What becomes of freedom then? What becomes of “becoming all I am capable of becoming”? Fortunately, there is a deeper meaning, a third definition of freedom. After all, Phil is still not out of the Groundhog Day trap. The third, ultimate freedom is: 

3. FREEDOM IS BELONGING TO SOMEONE WHO LOVES YOU

At the end of the movie there is a bachelor auction. Two women bid for Phil’s services. Rita is horrified at their low bids, empties her purse and bids everything she has: the princely sum of $339.88. It is this which sets Phil free–in the obvious sense that when he wakes up next morning it is (finally) the day after Groundhog Day.

There is a paradox here: when Phil was trapped in time he experienced a certain kind of freedom, not least in relationships. Now he is in a sense trapped–in a relationship—a new kind of freedom is possible.

Of course to belong to someone can be very negative: it can mean slavery, the very opposite of freedom–but not necessarily. Many people have known the freedom that comes from committed, loving relationships–with a parent, a grand-parent, a teacher, a friend. Because of that relationship, where we are accepted and nurtured, we have experienced the freedom to be ourselves, to live with assurance, to take risks, to fail, and even (for some of us even harder) to succeed.

If this is true of a human being–that they can give that kind of freedom–in Christian understanding, it is even more true of God. That nurturing parent, that accepting friend, is, according to Jesus, a picture of what God is like.

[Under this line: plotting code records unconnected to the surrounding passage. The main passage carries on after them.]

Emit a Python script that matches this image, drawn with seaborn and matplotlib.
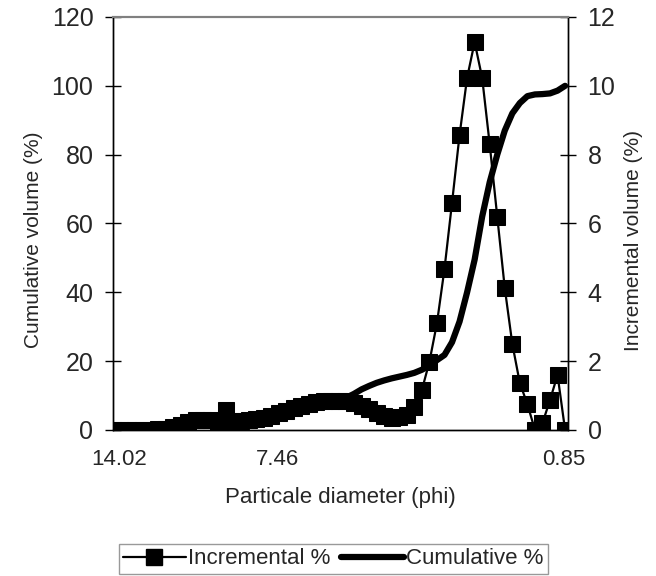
import numpy as np
import pandas as pd
import seaborn as sns
import matplotlib.pyplot as plt
from matplotlib.lines import Line2D

# incremental volume (%) per size class (right axis)
incremental = [0.0, 0.0, 0.01, 0.01, 0.01, 0.01, 0.02, 0.04, 0.08, 0.15,
               0.22, 0.28, 0.30, 0.30, 0.0, 0.58, 0.27, 0.26, 0.28, 0.31,
               0.36, 0.42, 0.48, 0.56, 0.63, 0.70, 0.75, 0.80, 0.83, 0.85,
               0.85, 0.83, 0.78, 0.70, 0.60, 0.50, 0.42, 0.36, 0.38, 0.44,
               0.67, 1.16, 1.98, 3.10, 4.68, 6.60, 8.57, 10.23, 11.27, 10.23,
               8.30, 6.20, 4.12, 2.50, 1.36, 0.75, 0.0, 0.20, 0.87, 1.60,
               0.0]

# cumulative volume (%) (left axis)
cumulative = [0.0, 0.0, 0.0, 0.0, 0.0, 0.0, 0.05, 0.3, 0.8, 1.5,
              2.2, 2.7, 3.0, 3.1, 3.1, 3.1, 3.1, 3.2, 3.5, 4.0,
              4.5, 5.1, 5.7, 6.3, 6.9, 7.4, 7.9, 8.3, 8.6, 8.8,
              9.0, 9.4, 10.5, 11.8, 12.8, 13.7, 14.4, 15.0, 15.5, 16.0,
              16.6, 17.5, 18.7, 20.3, 21.8, 25.5, 31.5, 40.0, 49.5, 62.0,
              72.0, 80.0, 87.0, 92.0, 95.0, 97.0, 97.5, 97.6, 97.8, 98.6,
              100.0]

xlabels = ["14.02", "7.46", "0.85"]

df = pd.DataFrame({"idx": np.arange(len(incremental)),
                   "incremental": incremental,
                   "cumulative": cumulative})

sns.set_style("white")
plt.rcParams["font.family"] = ["Liberation Sans", "DejaVu Sans"]

fig = plt.figure(figsize=(6.56, 5.76), dpi=100)
ax = fig.add_axes([0.172, 0.2535, 0.694, 0.717])
ax2 = ax.twinx()

sns.lineplot(data=df, x="idx", y="cumulative", ax=ax, color="black",
             linewidth=4.5)
sns.lineplot(data=df, x="idx", y="incremental", ax=ax2, color="black",
             linewidth=1.6, marker="s", markersize=12,
             markeredgecolor="black")

ax.set_xlim(0, 60.4)
ax.set_ylim(0, 120)
ax2.set_ylim(0, 12)
ax.set_yticks(np.arange(0, 121, 20))
ax2.set_yticks(np.arange(0, 13, 2))

# labels sit slightly right of the tick marks in the original
ax.set_xticks([0.9, 21.8, 59.8])
ax.set_xticklabels(xlabels, fontsize=16)
ax.set_xticks([0, 21.4, 40.9], minor=True)
ax.tick_params(axis="x", which="major", length=0, pad=14)
ax.tick_params(axis="x", which="minor", direction="inout", length=10,
               width=1, color="black")

ax.tick_params(axis="y", direction="inout", length=12, width=1,
               labelsize=18, left=True, color="black", pad=8)
ax2.tick_params(axis="y", direction="inout", length=12, width=1,
                labelsize=18, right=True, color="black", pad=8)

ax.set_xlabel("Particale diameter (phi)", fontsize=16, labelpad=12)
ax.set_ylabel("Cumulative volume (%)", fontsize=15, labelpad=6)
ax2.set_ylabel("Incremental volume (%)", fontsize=15, labelpad=6)
ax.yaxis.label.set_y(0.46)
ax2.yaxis.label.set_y(0.46)

for a in (ax, ax2):
    for side in ["left", "right", "bottom"]:
        a.spines[side].set_color("black")
        a.spines[side].set_linewidth(1)
    a.spines["top"].set_color("#808080")
    a.spines["top"].set_linewidth(1.5)

handles = [Line2D([], [], color="black", linewidth=1.6, marker="s",
                  markersize=12),
           Line2D([], [], color="black", linewidth=4.5)]
leg = fig.legend(handles, ["Incremental %", "Cumulative %"], loc="lower center",
                 bbox_to_anchor=(0.508, 0.0), ncol=2, fontsize=16,
                 frameon=True, fancybox=False, handlelength=2.8,
                 handletextpad=0.1, columnspacing=0.5, borderpad=0.2,
                 borderaxespad=0.1)
leg.get_frame().set_edgecolor("#808080")
leg.get_frame().set_linewidth(1)

fig.savefig("out.png", dpi=100)
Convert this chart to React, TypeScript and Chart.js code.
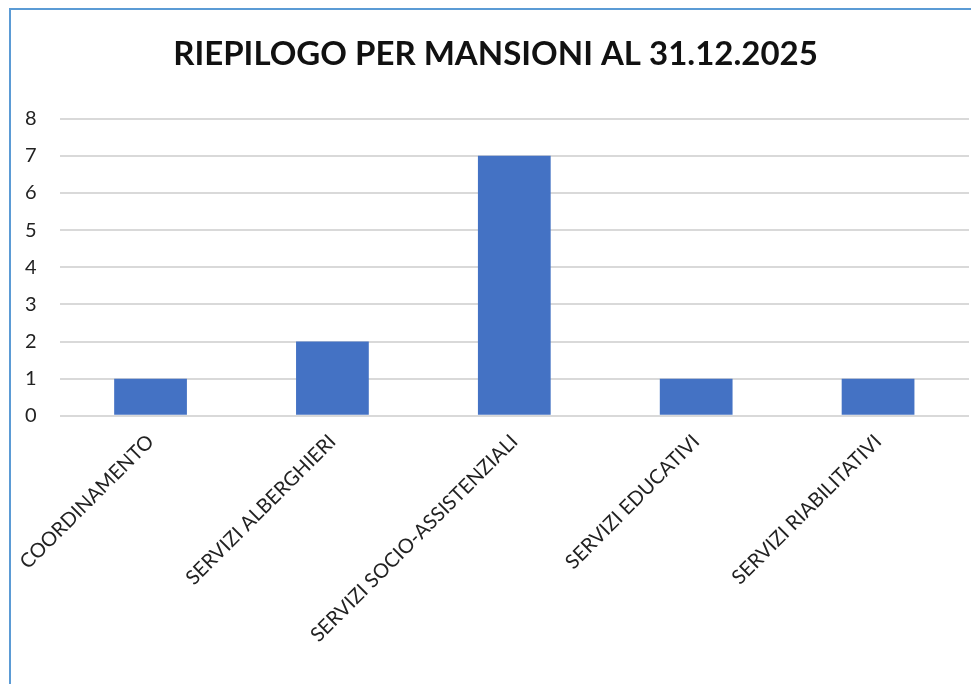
import React, { useEffect, useRef } from "react";
import { Chart, registerables } from "chart.js";

Chart.register(...registerables);

const TITLE = "RIEPILOGO PER MANSIONI AL 31.12.2025";
const categories = [
  "COORDINAMENTO",
  "SERVIZI ALBERGHIERI",
  "SERVIZI SOCIO-ASSISTENZIALI",
  "SERVIZI EDUCATIVI",
  "SERVIZI RIABILITATIVI",
];
const values = [1, 2, 7, 1, 1];
const yTicks = [0, 1, 2, 3, 4, 5, 6, 7, 8];

const FONT = "Lato, 'Open Sans', sans-serif";

const titleShift = {
  id: "titleShift",
  afterLayout(chart: any) {
    const t = chart.titleBlock;
    if (t) {
      t.left += 10;
      t.right += 10;
    }
  },
};

export default function App() {
  const ref = useRef<HTMLCanvasElement | null>(null);
  useEffect(() => {
    if (!ref.current) return;
    const chart = new Chart(ref.current, {
      type: "bar",
      data: {
        labels: categories,
        datasets: [
          {
            data: values,
            backgroundColor: "#4472C4",
            borderWidth: 0,
            barPercentage: 0.4,
            categoryPercentage: 1,
          },
        ],
      },
      options: {
        animation: false,
        responsive: false,
        maintainAspectRatio: false,
        layout: { padding: { left: 2, right: 2, top: 0, bottom: 31 } },
        plugins: {
          legend: { display: false },
          tooltip: { enabled: false },
          title: {
            display: true,
            text: TITLE,
            color: "#111",
            font: { family: FONT, size: 33, weight: "bold" },
            padding: { top: 35, bottom: 44 },
          },
        },
        scales: {
          x: {
            grid: { display: false },
            border: { display: false },
            ticks: {
              color: "#222",
              font: { family: FONT, size: 20 },
              minRotation: 45,
              maxRotation: 45,
              autoSkip: false,
              padding: 6,
            },
          },
          y: {
            min: yTicks[0],
            max: yTicks[yTicks.length - 1],
            afterBuildTicks: (axis: any) => {
              axis.ticks = yTicks.map((v) => ({ value: v }));
            },
            grid: { color: "#D9D9D9", lineWidth: 2, drawTicks: false },
            border: { display: false },
            ticks: {
              color: "#222",
              font: { family: FONT, size: 20 },
              padding: 23,
            },
          },
        },
      },
      plugins: [titleShift],
    });
    return () => chart.destroy();
  }, []);
  return (
    <div
      style={{
        position: "fixed",
        left: 0,
        top: 0,
        width: 971,
        height: 684,
        background: "#fff",
        overflow: "hidden",
      }}
    >
      <canvas
        ref={ref}
        width={971}
        height={684}
        style={{ position: "absolute", left: 0, top: 0, width: 971, height: 684 }}
      />
      <div
        style={{
          position: "absolute",
          left: 9,
          top: 8,
          width: 980,
          height: 700,
          borderLeft: "2px solid #5B9BD5",
          borderTop: "2px solid #5B9BD5",
          pointerEvents: "none",
        }}
      />
    </div>
  );
}
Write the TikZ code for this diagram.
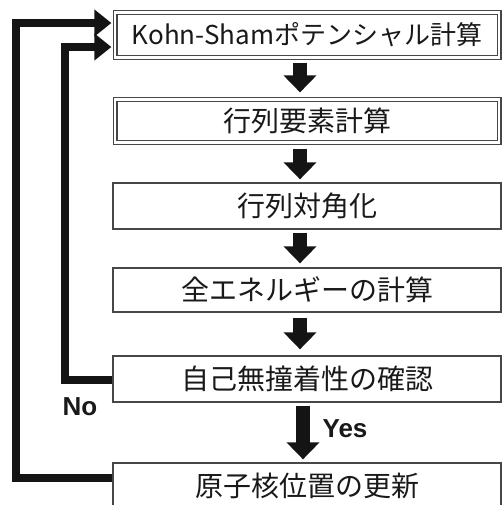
\documentclass[tikz,border=0pt]{standalone}
\usepackage{fontspec}
\newfontfamily\jpfont{Noto Sans CJK JP}
\newfontfamily\latfont{Liberation Sans}
\usetikzlibrary{arrows.meta}
\begin{document}
\begin{tikzpicture}[x=1pt,y=-1pt,
  box/.style={draw=black!72, line width=1.3pt, minimum width=388pt, inner sep=0pt,
    font=\jpfont\fontsize{28}{28}\selectfont, text=black!90},
  dbox/.style={box, double, double distance=2.6pt, line width=1.2pt, minimum width=384pt},
  darr/.style={line width=14pt, -{Triangle[width=32pt,length=17pt]}, black!92},
  fb/.style={line width=8pt, -{Triangle[width=26pt,length=17pt]}, black!92, shorten >=3pt},
  lab/.style={font=\latfont\bfseries\fontsize{26}{26}\selectfont, text=black!90, inner sep=0pt}]
\useasboundingbox (0,0) rectangle (502,505);
\node[dbox, minimum height=45pt] (b1) at (307,35) {\fontsize{26}{26}\selectfont Kohn-Shamポテンシャル計算};
\node[dbox, minimum height=43pt] (b2) at (307,121) {行列要素計算};
\node[box, minimum height=46pt] (b3) at (307,206) {行列対角化};
\node[box, minimum height=44pt] (b4) at (307,290) {全エネルギーの計算};
\node[box, minimum height=46pt] (b5) at (307,379) {自己無撞着性の確認};
\node[box, minimum height=46pt] (b6) at (307,486) {原子核位置の更新};
\draw[darr, shorten <=4.5pt, shorten >=6.5pt] ([xshift=-7pt]b1.south) -- ([xshift=-7pt]b2.north);
\draw[darr, shorten <=5.5pt, shorten >=3pt] ([xshift=-7pt]b2.south) -- ([xshift=-7pt]b3.north);
\draw[darr, shorten <=3pt, shorten >=4pt] ([xshift=-7pt]b3.south) -- ([xshift=-7pt]b4.north);
\draw[darr, shorten <=5pt, shorten >=6pt] ([xshift=-7pt]b4.south) -- ([xshift=-7pt]b5.north);
\draw[darr, shorten <=3pt, shorten >=3pt] ([xshift=-4pt]b5.south) -- ([xshift=-4pt]b6.north);
\draw[fb] ([yshift=8pt]b6.west) -- ++(-96,0) |- ([yshift=12pt]b1.west);
\draw[fb] ([yshift=-1pt]b5.west) -- ++(-47,0) |- ([yshift=-12pt]b1.west);
\node[lab] (no) at (80,407) {No};
\node[lab] (yes) at (345,429) {Yes};
\end{tikzpicture}
\end{document}
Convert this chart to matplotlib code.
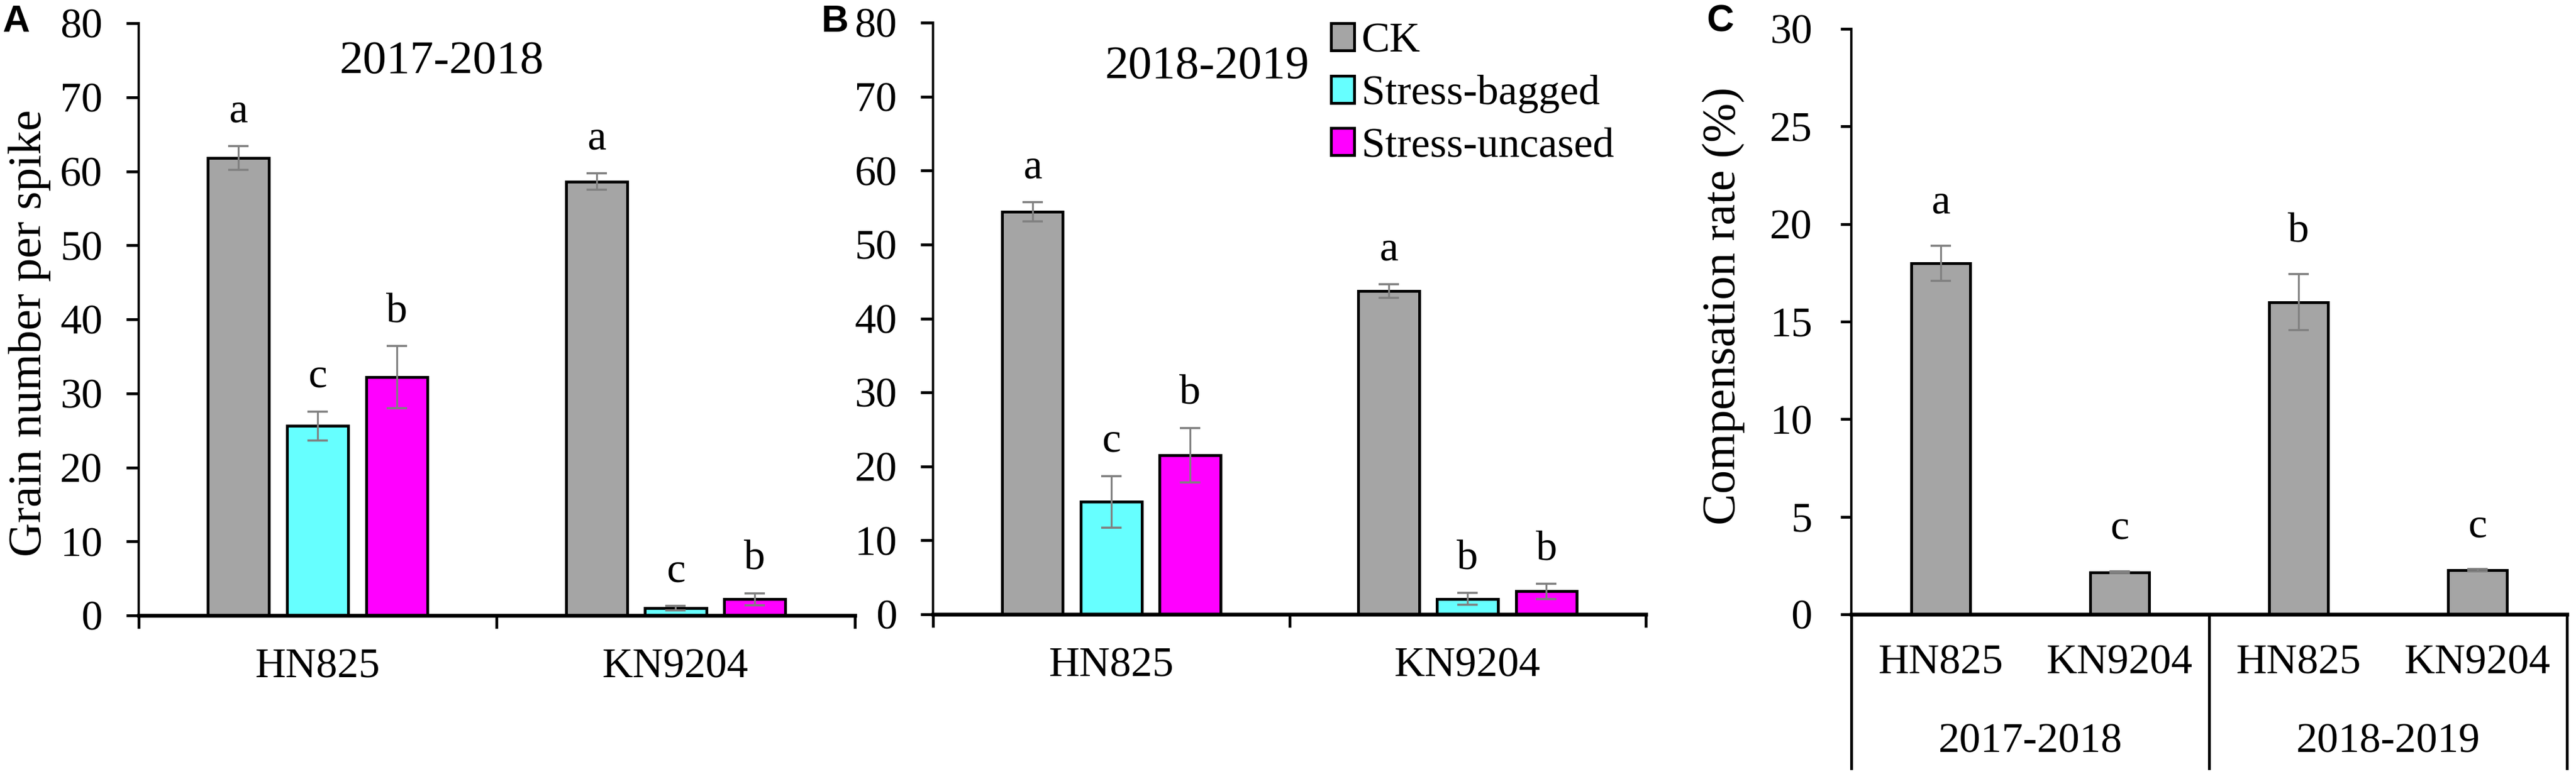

Why is the freedom of being in a relationship with God so special? Jesus said, “You shall know the truth and the truth will set you free.” (John 8:32) He taught two freeing truths about God in particular:

* God is Creator

God made us and therefore knows us best. God more than anyone knows who we are capable of becoming. We may not get the job we want or the salary we “deserve”, but God is more concerned for the development of our character, our personhood, and specially to make us like Jesus–Jesus the normal, normative human being–a person as persons were always meant to be, fully alive. God can do that for us in any and all circumstances.

To become like Jesus us to become fully human, to become fully alive, to be as we were meant to be–to be free.

* God is also rescuer

In Christian understanding, many human problems come because we have alienated ourselves from God, looked for freedom and fulfilment in self-directed ways–the first definition.

But the God Jesus taught about is a God who came after us and bought us back, provided a means of reconciliation. Rita (Andy McDowell) emptied her wallet to buy the one she loved. Christian understanding is that in Jesus God emptied out his life to buy back…us.

On this view, true freedom is to belong to the God who made you, who loves you, and who gave everything to win your friendship. But God gives us a further, ultimate freedom: the freedom to accept this possibility of relating to the Creator or of rejecting it. And that freedom is the scariest of all.